## MATERIAL SUPPLIED
* * * * *

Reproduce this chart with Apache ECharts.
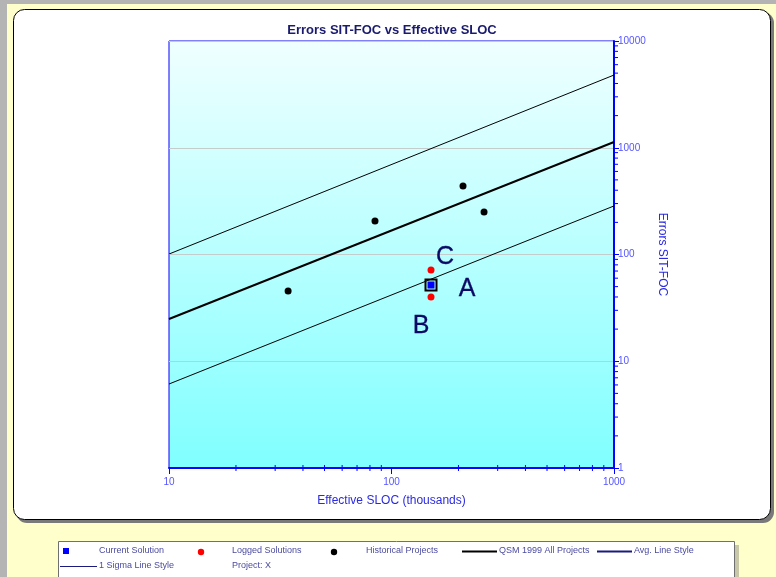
<!DOCTYPE html>
<html><head><meta charset="utf-8">
<script src="https://cdn.jsdelivr.net/npm/echarts@6/dist/echarts.min.js"></script>
<style>html,body{margin:0;padding:0;background:#b4b4b4;}#c{width:776px;height:577px;}</style>
</head><body><div id="c"></div>
<script>
// ---- data ----
const historicalX = [34.3, 84.3, 209.6, 260.6];
const historicalY = [45.5, 206, 438, 250];
const loggedX = [150.5, 150.5];
const loggedY = [71.6, 40];
const loggedLabels = ['C', 'B'];
const currentX = [150.5];
const currentY = [51.8];
const currentLabels = ['A'];
const lineX = [10, 1000];
const avgY = [24.9, 1132];
const upperY = [101, 4800];
const lowerY = [6.12, 285];
const minorTickValues = [2,3,4,5,6,7,8,9,20,30,40,50,60,70,80,90,200,300,400,500,600,700,800,900,2000,3000,4000,5000,6000,7000,8000,9000];
const titleText = 'Errors SIT-FOC vs Effective SLOC';
const xName = 'Effective SLOC (thousands)';
const yName = 'Errors SIT-FOC';

const zip = (a, b) => a.map((v, i) => [v, b[i]]);

const chart = echarts.init(document.getElementById('c'), null, {renderer: 'canvas'});
const navy = '#0a0a66';
const FF = '"Liberation Sans", Arial, sans-serif';
const legTxt = {fill: '#4a4aa0', font: '9px "Liberation Sans", Arial, sans-serif'};

const minorX = minorTickValues.filter(v => v > 10 && v < 1000);
const minorY = minorTickValues.filter(v => v > 1 && v < 10000);

const ptLabel = (text, offset) => ({show: true, formatter: text, position: 'inside', offset: offset,
  fontSize: 25, color: navy, opacity: 1, textBorderWidth: 0.3, textBorderColor: navy, fontFamily: FF});

chart.setOption({
  animation: false,
  backgroundColor: 'transparent',
  title: {
    text: titleText, left: 387, top: 19, textAlign: 'center',
    textStyle: {fontFamily: FF, fontSize: 13, fontWeight: 'bold', color: '#1a1a6e'}
  },
  graphic: [
    {type: 'rect', z: -10, silent: true, shape: {x: 7, y: 4, width: 769, height: 573}, style: {fill: '#ffffcc'}},
    {type: 'rect', z: -9, silent: true, shape: {x: 16, y: 12, width: 758, height: 511, r: 11}, style: {fill: '#7a7a7a'}},
    {type: 'rect', z: -8, silent: true, shape: {x: 13.5, y: 9.5, width: 757, height: 510, r: 11}, style: {fill: '#ffffff', stroke: '#000', lineWidth: 1}},
    {type: 'rect', z: -9, silent: true, shape: {x: 62, y: 545, width: 677, height: 40}, style: {fill: '#c8c8a8'}},
    {type: 'rect', z: -8, silent: true, shape: {x: 58.5, y: 541.5, width: 676, height: 40}, style: {fill: '#ffffff', stroke: '#707070', lineWidth: 1}},
    // legend row 1
    {type: 'rect', silent: true, shape: {x: 63, y: 548, width: 6, height: 6}, style: {fill: '#0000ff'}},
    {type: 'text', silent: true, x: 99, y: 551, style: Object.assign({text: 'Current Solution', textVerticalAlign: 'middle'}, legTxt)},
    {type: 'circle', silent: true, shape: {cx: 201, cy: 552, r: 3.2}, style: {fill: '#ff0000'}},
    {type: 'text', silent: true, x: 232, y: 551, style: Object.assign({text: 'Logged Solutions', textVerticalAlign: 'middle'}, legTxt)},
    {type: 'circle', silent: true, shape: {cx: 334, cy: 552, r: 3.2}, style: {fill: '#000000'}},
    {type: 'text', silent: true, x: 366, y: 551, style: Object.assign({text: 'Historical Projects', textVerticalAlign: 'middle'}, legTxt)},
    {type: 'line', silent: true, shape: {x1: 462, y1: 551.5, x2: 497, y2: 551.5}, style: {stroke: '#000', lineWidth: 2}},
    {type: 'text', silent: true, x: 499, y: 551, style: Object.assign({text: 'QSM 1999 All Projects', textVerticalAlign: 'middle'}, legTxt)},
    {type: 'line', silent: true, shape: {x1: 597, y1: 551.5, x2: 632, y2: 551.5}, style: {stroke: '#1a1a80', lineWidth: 2}},
    {type: 'text', silent: true, x: 634, y: 551, style: Object.assign({text: 'Avg. Line Style', textVerticalAlign: 'middle'}, legTxt)},
    // legend row 2
    {type: 'line', silent: true, shape: {x1: 60, y1: 566.5, x2: 97, y2: 566.5}, style: {stroke: '#1a1a80', lineWidth: 1}},
    {type: 'text', silent: true, x: 99, y: 566, style: Object.assign({text: '1 Sigma Line Style', textVerticalAlign: 'middle'}, legTxt)},
    {type: 'text', silent: true, x: 232, y: 566, style: Object.assign({text: 'Project: X', textVerticalAlign: 'middle'}, legTxt)}
  ],
  grid: {
    left: 169, right: 162, top: 41, bottom: 109, containLabel: false,
    show: true, borderColor: '#0000ff', borderWidth: 1,
    backgroundColor: {type: 'linear', x: 0, y: 0, x2: 0, y2: 1, colorStops: [{offset: 0, color: '#f0ffff'}, {offset: 1, color: '#80ffff'}]}
  },
  xAxis: {
    type: 'log', logBase: 10, min: 10, max: 1000,
    name: xName, nameLocation: 'middle', nameGap: 27,
    nameTextStyle: {color: '#2a2ae0', fontSize: 12, fontFamily: FF},
    axisLine: {show: true, lineStyle: {color: '#0000ff', width: 2}},
    axisTick: {show: true, length: 6, lineStyle: {color: '#0000ff', width: 1}},
    axisLabel: {color: '#5555ff', fontSize: 10, margin: 9, fontFamily: FF, formatter: v => String(Math.round(v))},
    splitLine: {show: false},
    minorTick: {show: false}
  },
  yAxis: {
    type: 'log', logBase: 10, min: 1, max: 10000, position: 'right',
    name: yName, nameLocation: 'middle', nameGap: 41, nameRotate: -90,
    nameTextStyle: {color: '#2a2ae0', fontSize: 12, fontFamily: FF},
    axisLine: {show: true, lineStyle: {color: '#0000ff', width: 2}},
    axisTick: {show: true, length: 5, lineStyle: {color: '#0000ff', width: 1}},
    axisLabel: {color: '#5555ff', fontSize: 10, margin: 4, fontFamily: FF, formatter: v => String(Math.round(v))},
    splitLine: {show: true, lineStyle: {color: '#c4cccc', width: 1}},
    minorTick: {show: false}
  },
  series: [
    {type: 'custom', silent: true, clip: false, z: 5,
     data: minorX.map(v => [v, 1]),
     renderItem: (params, api) => {
       const p = api.coord([api.value(0), 1]);
       return {type: 'line', shape: {x1: p[0], y1: p[1] - 3, x2: p[0], y2: p[1] + 3}, style: {stroke: '#0000ff', lineWidth: 1}};
     }},
    {type: 'custom', silent: true, clip: false, z: 5,
     data: minorY.map(v => [1000, v]),
     renderItem: (params, api) => {
       const p = api.coord([1000, api.value(1)]);
       return {type: 'line', shape: {x1: p[0], y1: p[1], x2: p[0] + 4, y2: p[1]}, style: {stroke: '#0000ff', lineWidth: 1}};
     }},
    {name: 'QSM 1999 All Projects', type: 'line', data: zip(lineX, avgY), symbol: 'none', lineStyle: {color: '#000', width: 2}},
    {name: 'Upper Sigma', type: 'line', data: zip(lineX, upperY), symbol: 'none', lineStyle: {color: '#000', width: 1}},
    {name: 'Lower Sigma', type: 'line', data: zip(lineX, lowerY), symbol: 'none', lineStyle: {color: '#000', width: 1}},
    {name: 'Historical Projects', type: 'scatter', data: zip(historicalX, historicalY), symbol: 'circle', symbolSize: 7, itemStyle: {color: '#000', opacity: 1}},
    {name: 'Logged Solutions', type: 'scatter', symbol: 'circle', symbolSize: 7, itemStyle: {color: '#ff0000', opacity: 1},
     data: loggedX.map((x, i) => ({value: [x, loggedY[i]], label: ptLabel(loggedLabels[i], i === 0 ? [14, -13] : [-10, 29])}))},
    {name: 'Current Box', type: 'scatter', symbol: 'rect', symbolSize: 11, data: zip(currentX, currentY), itemStyle: {color: 'rgba(0,0,0,0)', borderColor: '#000', borderWidth: 2, opacity: 1}},
    {name: 'Current Solution', type: 'scatter', symbol: 'rect', symbolSize: 7,
     data: currentX.map((x, i) => ({value: [x, currentY[i]], label: ptLabel(currentLabels[i], [36, 4])})),
     itemStyle: {color: '#0000ff', opacity: 1}}
  ]
});
</script></body></html>
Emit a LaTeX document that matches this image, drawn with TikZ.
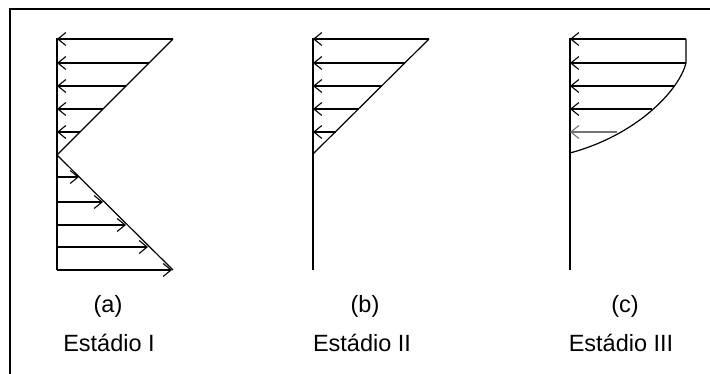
\documentclass[tikz,border=0pt]{standalone}
\usepackage{fontspec}
\setmainfont{Liberation Sans}
\usetikzlibrary{arrows.meta}
\begin{document}
\begin{tikzpicture}[x=1pt,y=-1pt,
  axisline/.style={line width=1.8pt},
  force/.style={line width=1.4pt,-{Straight Barb[length=8pt,width=13pt,line width=1.1pt]}},
  edge/.style={line width=1.2pt},
  lbl/.style={font=\fontsize{23.5}{27}\selectfont,inner sep=0pt}]
\useasboundingbox (0,0) rectangle (710,374);
% frame (only top and left visible)
\draw[line width=2pt] (10,374) -- (10,9) -- (710,9);

% ---------- (a) ----------
\coordinate (a0) at (57,38);
\coordinate (a1) at (57,270);
\draw[axisline] (a0) -- (a1);
\foreach \y/\x in {39/173,63/149,86/126,109/103,132/80}
  \draw[force] (\x,\y) -- (57,\y);
\foreach \y/\x in {177/79,202/103,225/126,247/148,270/172}
  \draw[force] (57,\y) -- (\x,\y);
\coordinate (at) at (173,39);
\coordinate (am) at (57,155);
\coordinate (ab) at (173,270);
\draw[edge] (at) -- (am) -- (ab);

% ---------- (b) ----------
\coordinate (b0) at (313,38);
\coordinate (b1) at (313,270);
\draw[axisline] (b0) -- (b1);
\foreach \y/\x in {39/429,63/405,86/382,109/359,132/336}
  \draw[force] (\x,\y) -- (313,\y);
\coordinate (bt) at (429,39);
\coordinate (bm) at (313,154);
\draw[edge] (bt) -- (bm);

% ---------- (c) ----------
\coordinate (c0) at (570,38);
\coordinate (c1) at (570,270);
\draw[axisline] (c0) -- (c1);
\foreach \y/\x in {39/686,63/686,86/674,109/652}
  \draw[force] (\x,\y) -- (570,\y);
\draw[force,draw=black!55] (617,132) -- (570,132);
\coordinate (ct) at (686,39);
\coordinate (cm) at (686,63);
\coordinate (cb) at (570,153);
\draw[edge] (ct) -- (cm) .. controls (680,88) and (640,134) .. (cb);

% ---------- labels ----------
\node[lbl] (la) at (108,306) {(a)};
\node[lbl] (na) at (109,343) {Estádio I};
\node[lbl] (lb) at (365,306) {(b)};
\node[lbl] (nb) at (362,343) {Estádio II};
\node[lbl] (lc) at (625,306) {(c)};
\node[lbl] (nc) at (621,343) {Estádio III};
\end{tikzpicture}
\end{document}
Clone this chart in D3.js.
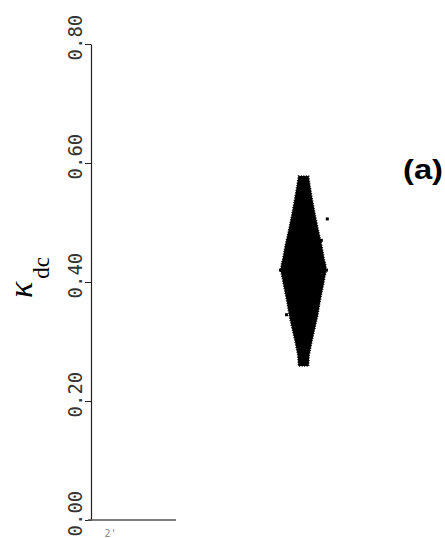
<!DOCTYPE html>
<html>
  <head>
    <title></title>
    <style type="text/css">
        html, body{
            padding: 0px;
            margin: 0px;
            background: #fff;
        }
        .tick text{
            font-family: "DejaVu Sans Mono", monospace;
            font-size: 19px;
            fill: #333;
        }
    </style>
  </head>
  <body>
    <div id="vis"></div>
    <script src="https://cdnjs.cloudflare.com/ajax/libs/d3/7.8.5/d3.min.js"></script>
    <script type="text/javascript">

        var width = 445,
            height = 538;

        // y ticks
        var yTicks = [0.00, 0.20, 0.40, 0.60, 0.80];
        var yTickLabels = ["0.00", "0.20", "0.40", "0.60", "0.80"];

        // envelope of the kappa_dc cloud
        var cloudCenter = 2.5;
        var cloudKappa = [0.259, 0.277, 0.300, 0.319, 0.345, 0.370, 0.395, 0.410, 0.420, 0.432, 0.437, 0.462, 0.487, 0.512, 0.538, 0.560, 0.578];
        var cloudHalf  = [0.060, 0.068, 0.100, 0.130, 0.170, 0.200, 0.235, 0.255, 0.270, 0.258, 0.247, 0.215, 0.176, 0.140, 0.106, 0.080, 0.060];

        // a few stray points at the edge
        var strayX = [2.23, 2.77, 2.78, 2.30, 2.71];
        var strayK = [0.420, 0.420, 0.506, 0.345, 0.470];

        var svg = d3.select("#vis").append("svg")
            .attr("width", width)
            .attr("height", height);

        var x = d3.scaleLinear().domain([0, 4]).range([91, 431]);
        var y = d3.scaleLinear().domain([0, 0.8]).range([520, 44]);

        // y axis
        var yAxis = d3.axisLeft(y)
            .tickValues(yTicks)
            .tickFormat(function(d, i) { return yTickLabels[i]; })
            .tickSize(6)
            .tickSizeOuter(0);

        var gy = svg.append("g")
            .attr("transform", "translate(" + x(0) + ",0)")
            .call(yAxis);

        gy.select(".domain").attr("stroke", "#222").attr("stroke-width", 1.2);
        gy.selectAll(".tick line").attr("stroke", "#222");
        gy.selectAll(".tick text")
            .attr("x", null).attr("dy", null)
            .attr("text-anchor", "start")
            .attr("transform", "translate(-9,16) rotate(-90)")
            .attr("x", 0).attr("y", 0);

        // short bottom axis line
        svg.append("line")
            .attr("x1", x(0) - 3).attr("x2", x(1))
            .attr("y1", y(0)).attr("y2", y(0))
            .attr("stroke", "#555")
            .attr("stroke-width", 1.3);

        // x tick label at the bottom edge
        svg.append("text")
            .attr("x", x(0.16))
            .attr("y", 537)
            .attr("font-family", "DejaVu Sans Mono, monospace")
            .attr("font-size", 10)
            .attr("fill", "#888")
            .text("2'");

        // y label kappa_dc
        var lab = svg.append("text")
            .attr("transform", "translate(32,298) rotate(-90)")
            .attr("font-family", "Liberation Serif, serif");
        lab.append("tspan")
            .attr("font-size", 34)
            .attr("font-style", "italic")
            .text("κ");
        lab.append("tspan")
            .attr("font-size", 23)
            .attr("dx", 3)
            .attr("dy", 17)
            .text("dc");

        // cloud
        var area = d3.area()
            .curve(d3.curveLinear)
            .y(function(d, i) { return y(cloudKappa[i]); })
            .x0(function(d, i) { return x(cloudCenter - cloudHalf[i]); })
            .x1(function(d, i) { return x(cloudCenter + cloudHalf[i]); });

        svg.append("path")
            .datum(cloudKappa)
            .attr("d", area)
            .attr("fill", "#000")
            .attr("stroke", "#000")
            .attr("stroke-width", 1.5)
            .attr("stroke-dasharray", "1,1.5");

        svg.selectAll("rect.stray")
            .data(strayX)
            .enter().append("rect")
            .attr("class", "stray")
            .attr("x", function(d) { return x(d) - 1.5; })
            .attr("y", function(d, i) { return y(strayK[i]) - 1.5; })
            .attr("width", 3)
            .attr("height", 3)
            .attr("fill", "#000");

        // panel label
        svg.append("text")
            .attr("x", 403)
            .attr("y", 179)
            .attr("font-family", "Liberation Sans, Arial, sans-serif")
            .attr("font-weight", "bold")
            .attr("font-size", 28)
            .attr("textLength", 40)
            .attr("lengthAdjust", "spacingAndGlyphs")
            .text("(a)");

    </script>
  </body>
</html>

* * * * *

## SHORT PROBLEM
Exactly as they appear, print the lines of the listing above from its first line through the line that contains "const minorY = minorTickValues.filter(v", minus the pictures.

## FULL RESPONSE
Reproduce this chart with Apache ECharts.
<!DOCTYPE html>
<html><head><meta charset="utf-8">
<script src="https://cdn.jsdelivr.net/npm/echarts@6/dist/echarts.min.js"></script>
<style>html,body{margin:0;padding:0;background:#b4b4b4;}#c{width:776px;height:577px;}</style>
</head><body><div id="c"></div>
<script>
// ---- data ----
const historicalX = [34.3, 84.3, 209.6, 260.6];
const historicalY = [45.5, 206, 438, 250];
const loggedX = [150.5, 150.5];
const loggedY = [71.6, 40];
const loggedLabels = ['C', 'B'];
const currentX = [150.5];
const currentY = [51.8];
const currentLabels = ['A'];
const lineX = [10, 1000];
const avgY = [24.9, 1132];
const upperY = [101, 4800];
const lowerY = [6.12, 285];
const minorTickValues = [2,3,4,5,6,7,8,9,20,30,40,50,60,70,80,90,200,300,400,500,600,700,800,900,2000,3000,4000,5000,6000,7000,8000,9000];
const titleText = 'Errors SIT-FOC vs Effective SLOC';
const xName = 'Effective SLOC (thousands)';
const yName = 'Errors SIT-FOC';

const zip = (a, b) => a.map((v, i) => [v, b[i]]);

const chart = echarts.init(document.getElementById('c'), null, {renderer: 'canvas'});
const navy = '#0a0a66';
const FF = '"Liberation Sans", Arial, sans-serif';
const legTxt = {fill: '#4a4aa0', font: '9px "Liberation Sans", Arial, sans-serif'};

const minorX = minorTickValues.filter(v => v > 10 && v < 1000);
const minorY = minorTickValues.filter(v => v > 1 && v < 10000);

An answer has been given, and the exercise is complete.